Lets talk about Marco

This is not how it was meant to go. The Republican Party almost always has to deal with some Conservative or Populist insurgency in its presidential primaries. But the nominee ends up being a center-right Pro-Business corporate republican. This worked for Romney, for McCain, for Dole, for the Presidents Bush and so on. With the notable and debatable exception of Ronald Reagan, the ‘Establishment’ is usually able to get their man to the top. But after very disappointing Super Tuesday results, he blew the all-important expectations game. He was meant to be the Great Hope of the Very Serious People. But in an attempt to dethrone Trump he jumped into the mud along side him, turning a campaign previously obsessed with looking like the grown-ups in the room into a second-rate Comedy Club warmup act. This impressed approximately none of the serious-minded people he had previously been courting, leading to him being beaten out by John Kasich in several primaries. And now, at last, the final nail in Rubio’s coffin. He has lost his home state to Donald Trump, effectively ending his campaign. Even before he announced the suspension of his campaign, it was obvious this would be the end. What is more, having lost his home state seriously damages Rubio’s credibility as a political figure of national consequence. If he can’t deliver Florida, those in the smoke-filled rooms will reason, is he really going to make it long-term in this game? Not only did he fail to win the state, he won only a single county in the entire state. Whether this tanks his career remains to be seen. But for now Rubio has fretted his hour upon the stage, and is well and truly out.

 

Cruz

Ted Cruz is currently experiencing firsthand the fantastical metamorphic powers of presidential politics. A man who famously has only one friend in Washington (Utah’s Senator Mike Lee), is now becoming the favored candidate of an establishment that loathes and reviles him. Once again it comes back to positioning. As the proverb goes, in the land of the blind the one eyed man is king. In a race where the only other competitive candidate is Donald Trump, Ted Cruz becomes the establishment insider representing established political norms. Which is a problem, at least from my perspective. Because to be absolutely honest Ted Cruz scares the hell out of me in ways Donald Trump never could. I will write a longer piece on why this is, but suffice to say given the choice of Cruz and Trump i’m not at all sure we shouldn’t be rooting for the Human Hairpiece himself, depressing though that thought may be. Cruz strategy has always been to try and knockout rivals and consolidate the Evangelical, Tea-Party and Movement Conservative factions of the party. He has notched up big wins in several of the more conservative states like Alaska, Kansas and Idaho as well as more independent-driven states like Maine, leading up to essentially fighting Trump to a tie in Missouri. If the nominee is not Donald Trump, it is likely to be Ted Cruz. That is what he has always banked on, with the implication that of the two people would be forced to gravitate towards him. Despite possible upcoming wins in states like Utah, this is complicated by…

John Kasich

Yes, he is still here. By winning his native Ohio in a convincing fashion he avoided the sort of blow that felled Brave Sir Marco, but the harsh truth of the matter is there is just no way for him to amass sufficient delegates to win. And he knows this. Then why is he till in the race you may ask? This is because of a possibility that has political wonks all over America giddy with hope and anticipation.There might be a brokered convention. While this might not seem like a big deal, it is a rare event. Not since Reagan sought to beat Ford for the nomination in the seventies have we gone into a nominating convention not knowing who the nominee would be. It is usually just theater, a sort of giant pep rally to get the troops excited and roll-out the campaign. But it was not always thus. In the old days, before the democratizing reforms of the sixties and seventies, the nominating convention did exactly what it said on the tin. They selected the nominee. And they could pick anybody, although it was usually arranged between bosses behind the scenes.

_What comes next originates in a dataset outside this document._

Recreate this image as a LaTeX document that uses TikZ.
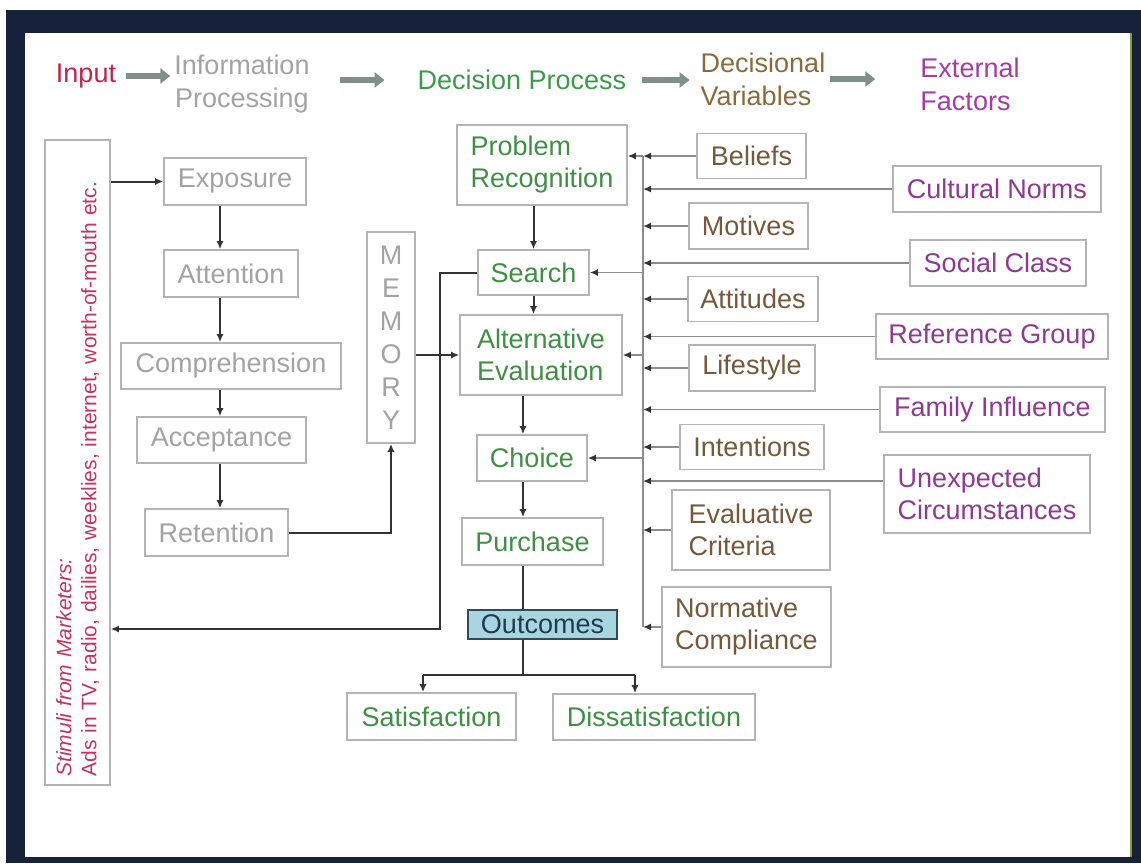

What is a brokered convention?

Basically, to get the nomination you need to win a majority of votes at the convention. That is what all these states are about, and all these delegate numbers actually signify. So all the delegates elected in the primaries and caucuses meet at the national convention and have a vote. If nobody gets elected on the first ballot, then they continue with wheeling and dealing and cajoling and all the dark arts of political persuasion to try and swing states from one column to another. Which is possible, because although the delegates are pledged to vote for the candidate who won the election back home on the first ballot, many states do not require them to do so on the second ballot and on the third virtually all delegates are up for grabs. The theory that is propelling Kasich and Cruz, as well as acting as the current talisman of protection for the establishment, is that Trump will fail to win a majority of delegates. This seems plausible given current trends, but could change given the more liberal makeup of remaining states and how well trump did in such places previously. The hope is that after that failure, delegates attached to Trump will peel off in the second and third ballots and they will be able to wrest the nomination from his grasp at the 11th hour. Interestingly it need not even be someone running for president this year. Speaker of the House Paul Ryan is being floated as a possible candidate at the convention, and he has stayed as far away from this cycle as it is possible to be without moving to Alaska.

Is that likely?

There has been speculation of a brokered convention before. But this cycle is the most mathematically plausible deadlock for a long time. Now that it is essentially a two man race in most states between either Trump and Cruz or Trump and Kasich if there was ever a time for the much anticipated consolidation of the anti-Trump vote it is now. If that occurs and Trummp loses some states or fails to gain a large enough majority of delegates we could see real chaos in the convention. And considering where the sympathies of most of the party workers and activists in the GOP lie its difficult to imagine Trump being the beneficiary of a protracted floor fight.

What happens then?

Nobody knows. Currently the leadership is in the position of either going to the election with Trump as standard bearer of snatching the election away from the clear pick of the primary voters. Either course would likely fracture the loose confederation of warring tribes that is the modern GOP.

What to look for next?

Contests in Utah and Arizona. If Trump’s momentum can be blunted, we may see a brokered convention. And that blunting would need to start pretty much now.